Evidence from the first four rounds
tl;dr: In our monthly surveys, high participation does not necessarily lead to high prizes – some highly active forecasters earned $0 – suggesting our surrogate score is robust to participation bias.
The monthly survey prizes are risky. Unlike markets that pay for ground truth (eventually, and for only 5-10% of claims), the surveys pay out monthly, for all claims, but based only on a noisy estimate. Therefore we allocate ⅔ of our prize money to markets, and ⅓ to surveys – but need to check if we’re being taken. We expect some noise of course (about 30% based on past data), but might there be a systematic way to exploit the proxy so that participants prefer to provide misleading forecasts? One such possibility is participation bias, or spamming. Because the proxy uses the crowd forecasts to estimate truth, does it simply reward participation?

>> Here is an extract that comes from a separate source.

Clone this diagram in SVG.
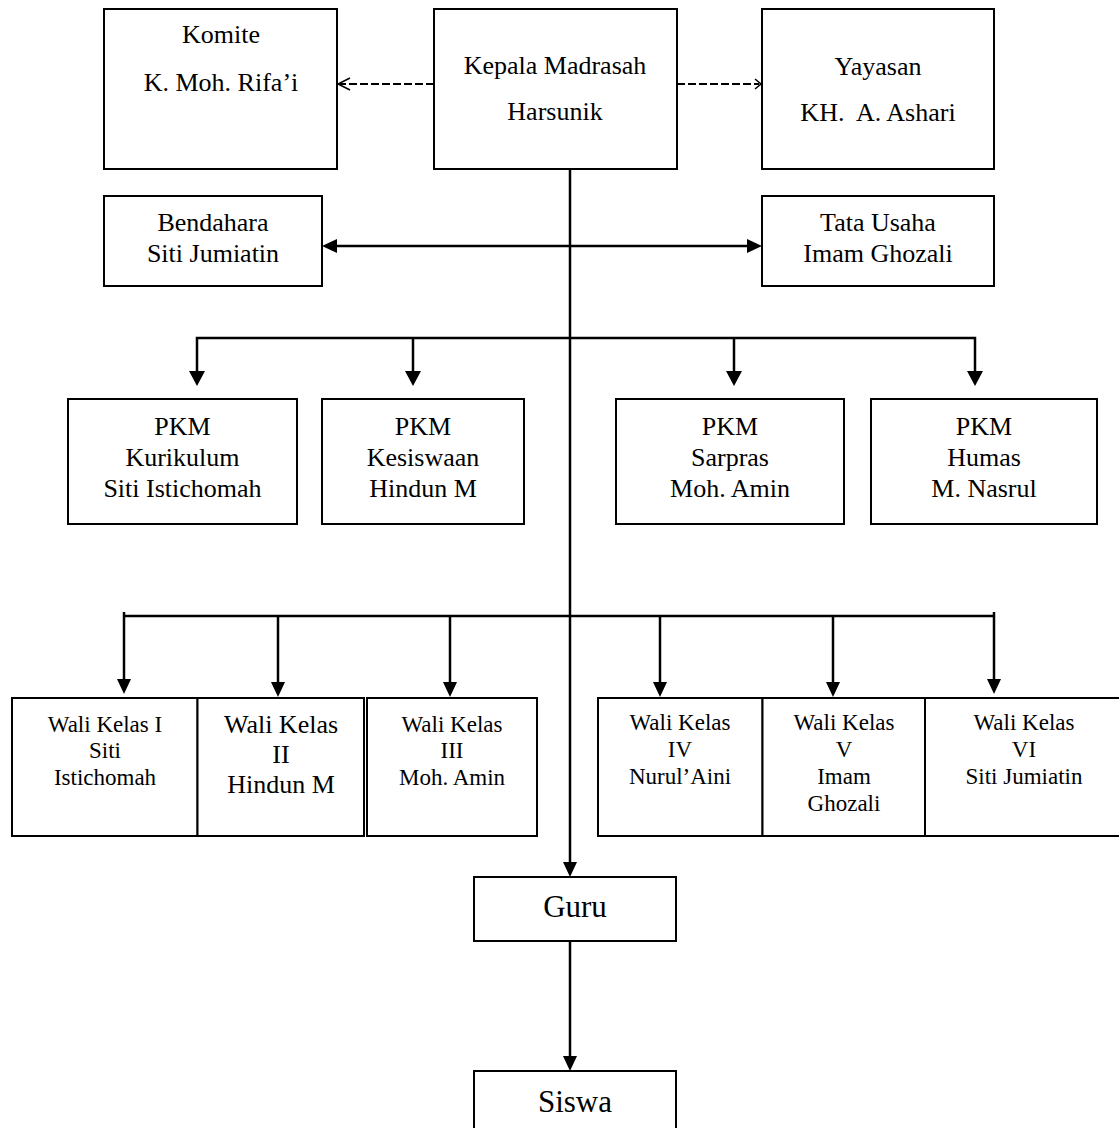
<svg xmlns="http://www.w3.org/2000/svg" width="1119" height="1128" viewBox="0 0 1119 1128">
<style>
.box{fill:#fff;stroke:#000;stroke-width:2}
text{font-family:"Liberation Serif","Times New Roman",serif;fill:#000;text-anchor:middle;white-space:pre}
.t26{font-size:26px}
.t23{font-size:23px}
.t31{font-size:31px}
.ln{fill:none;stroke:#000;stroke-width:2.5}
.dash{fill:none;stroke:#000;stroke-width:2;stroke-dasharray:8 3}
.ah{fill:#000;stroke:none}
.open{fill:none;stroke:#000;stroke-width:1.5}
</style>
<rect width="1119" height="1128" fill="#fff"/>
<g id="connectors">
  <!-- dashed links -->
  <line class="dash" x1="434" y1="84" x2="340" y2="84"/>
  <polyline class="open" points="350,78 338,84 350,90"/>
  <line class="dash" x1="677" y1="84" x2="759" y2="84"/>
  <polyline class="open" points="755,79 761,84 755,89"/>
  <!-- main trunk -->
  <line class="ln" x1="570" y1="169" x2="570" y2="863"/>
  <polygon class="ah" points="563,862 577,862 570,877"/>
  <!-- Bendahara / Tata Usaha -->
  <line class="ln" x1="336" y1="246" x2="748" y2="246"/>
  <polygon class="ah" points="337,239 337,253 322,246"/>
  <polygon class="ah" points="747,239 747,253 762,246"/>
  <!-- PKM bus -->
  <polyline class="ln" points="197,372 197,338 975,338 975,372"/>
  <line class="ln" x1="413" y1="338" x2="413" y2="372"/>
  <line class="ln" x1="734" y1="338" x2="734" y2="372"/>
  <polygon class="ah" points="189,371 205,371 197,386"/>
  <polygon class="ah" points="405,371 421,371 413,386"/>
  <polygon class="ah" points="726,371 742,371 734,386"/>
  <polygon class="ah" points="967,371 983,371 975,386"/>
  <!-- Wali bus -->
  <polyline class="ln" points="124,680 124,612"/>
  <line class="ln" x1="124" y1="616" x2="994" y2="616"/>
  <polyline class="ln" points="994,612 994,680"/>
  <line class="ln" x1="278" y1="616" x2="278" y2="683"/>
  <line class="ln" x1="450" y1="616" x2="450" y2="683"/>
  <line class="ln" x1="660" y1="616" x2="660" y2="683"/>
  <line class="ln" x1="833" y1="616" x2="833" y2="683"/>
  <polygon class="ah" points="117,679 131,679 124,694"/>
  <polygon class="ah" points="271,682 285,682 278,697"/>
  <polygon class="ah" points="443,682 457,682 450,697"/>
  <polygon class="ah" points="653,682 667,682 660,697"/>
  <polygon class="ah" points="826,682 840,682 833,697"/>
  <polygon class="ah" points="987,679 1001,679 994,694"/>
  <!-- Guru to Siswa -->
  <line class="ln" x1="570" y1="941" x2="570" y2="1057"/>
  <polygon class="ah" points="563,1056 577,1056 570,1071"/>
</g>
<g id="komite">
  <rect class="box" x="104" y="9" width="233" height="160"/>
  <text class="t26" x="221" y="43">Komite</text>
  <text class="t26" x="221" y="91">K. Moh. Rifa’i</text>
</g>
<g id="kepala">
  <rect class="box" x="434" y="9" width="243" height="160"/>
  <text class="t26" x="555" y="74">Kepala Madrasah</text>
  <text class="t26" x="555" y="120">Harsunik</text>
</g>
<g id="yayasan">
  <rect class="box" x="762" y="9" width="232" height="160"/>
  <text class="t26" x="878" y="75">Yayasan</text>
  <text class="t26" x="878" y="121">KH.  A. Ashari</text>
</g>
<g id="bendahara">
  <rect class="box" x="104" y="196" width="218" height="90"/>
  <text class="t26" x="213" y="231">Bendahara</text>
  <text class="t26" x="213" y="262">Siti Jumiatin</text>
</g>
<g id="tatausaha">
  <rect class="box" x="762" y="196" width="232" height="90"/>
  <text class="t26" x="878" y="231">Tata Usaha</text>
  <text class="t26" x="878" y="262">Imam Ghozali</text>
</g>
<g id="pkm-kurikulum">
  <rect class="box" x="68" y="399" width="229" height="125"/>
  <text class="t26" x="182.5" y="435">PKM</text>
  <text class="t26" x="182.5" y="466">Kurikulum</text>
  <text class="t26" x="182.5" y="497">Siti Istichomah</text>
</g>
<g id="pkm-kesiswaan">
  <rect class="box" x="322" y="399" width="202" height="125"/>
  <text class="t26" x="423" y="435">PKM</text>
  <text class="t26" x="423" y="466">Kesiswaan</text>
  <text class="t26" x="423" y="497">Hindun M</text>
</g>
<g id="pkm-sarpras">
  <rect class="box" x="616" y="399" width="228" height="125"/>
  <text class="t26" x="730" y="435">PKM</text>
  <text class="t26" x="730" y="466">Sarpras</text>
  <text class="t26" x="730" y="497">Moh. Amin</text>
</g>
<g id="pkm-humas">
  <rect class="box" x="871" y="399" width="226" height="125"/>
  <text class="t26" x="984" y="435">PKM</text>
  <text class="t26" x="984" y="466">Humas</text>
  <text class="t26" x="984" y="497">M. Nasrul</text>
</g>
<g id="wali-1">
  <rect class="box" x="12" y="698" width="185.5" height="138"/>
  <text class="t23" x="105" y="732">Wali Kelas I</text>
  <text class="t23" x="105" y="758">Siti</text>
  <text class="t23" x="105" y="785">Istichomah</text>
</g>
<g id="wali-2">
  <rect class="box" x="197.5" y="698" width="166.5" height="138"/>
  <text class="t26" x="281" y="733">Wali Kelas</text>
  <text class="t26" x="281" y="763">II</text>
  <text class="t26" x="281" y="793">Hindun M</text>
</g>
<g id="wali-3">
  <rect class="box" x="367" y="698" width="170" height="138"/>
  <text class="t23" x="452" y="732">Wali Kelas</text>
  <text class="t23" x="452" y="758">III</text>
  <text class="t23" x="452" y="785">Moh. Amin</text>
</g>
<g id="wali-4">
  <rect class="box" x="598" y="698" width="164.5" height="138"/>
  <text class="t23" x="680" y="730">Wali Kelas</text>
  <text class="t23" x="680" y="757">IV</text>
  <text class="t23" x="680" y="784">Nurul’Aini</text>
</g>
<g id="wali-5">
  <rect class="box" x="762.5" y="698" width="162.5" height="138"/>
  <text class="t23" x="844" y="730">Wali Kelas</text>
  <text class="t23" x="844" y="757">V</text>
  <text class="t23" x="844" y="784">Imam</text>
  <text class="t23" x="844" y="811">Ghozali</text>
</g>
<g id="wali-6">
  <rect class="box" x="925" y="698" width="200" height="138"/>
  <text class="t23" x="1024" y="730">Wali Kelas</text>
  <text class="t23" x="1024" y="757">VI</text>
  <text class="t23" x="1024" y="784">Siti Jumiatin</text>
</g>
<g id="guru">
  <rect class="box" x="474" y="877" width="202" height="64"/>
  <text class="t31" x="575" y="917">Guru</text>
</g>
<g id="siswa">
  <rect class="box" x="474" y="1071" width="202" height="70"/>
  <text class="t31" x="575" y="1112">Siswa</text>
</g>
</svg>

We examined the performance of participants who completed surveys for at least 100 of the 1,100 claims available in the first four rounds. Rounds occur about monthly, with surveys open for one week. In each round, there were either 20 or 30 batches of ~10 surveys each. Each survey asks 6 questions about each claim. Participants can complete as many batches as they like. Rewards are given to the Top 4 participants in each batch: $80, $40, $20, and $20. A participant could in theory earn up to $2,400 by placing first in all 30 batches. Rewards are based on a surrogate score that estimates their true rank, based on the total set of survey answers. Within this group of active forecasters, we examine the relationship between prizes and number of forecasts, and average rank and number of forecasts.
As shown in Figure 1, there is a correlation between number of tasks and reward, which is natural because max winning is capped by the number of batches you do. But at each level, the distribution is broad. Even among those finishing all surveys, payout ranges from more than $1,000 all the way to $0. More clearly, as shown in Figure 2, the average rank achieved by a user over the batches they completed is NOT correlated with the number of tasks they finished in total in a round. This suggests that our surrogate scoring rule is not swamped merely by the volume of forecasts. It is something about the quality of forecasts.
Figure 1. The number of claims forecasted and the money prize won by users who finished at least 100 claim surveys in the first four rounds.
Figure 2. The number of claims forecasted and the average rank over badges of a user who finished at least 100 claim surveys in the first four rounds.
Furthermore, in Figure 3, we can see the reward dynamics of the top 5 users who finished the highest number of tasks. The figure shows that even if some users, like Top users 1 and 5, have completed a high volume of claims, they could still get no reward if they make random predictions. Conversely, participants who provide (apparently) quality forecasts on a large number of claims can earn around $1,000 in a round, as Top users 2 and 3 — though that would be expected to decrease as other participants increased effort to match.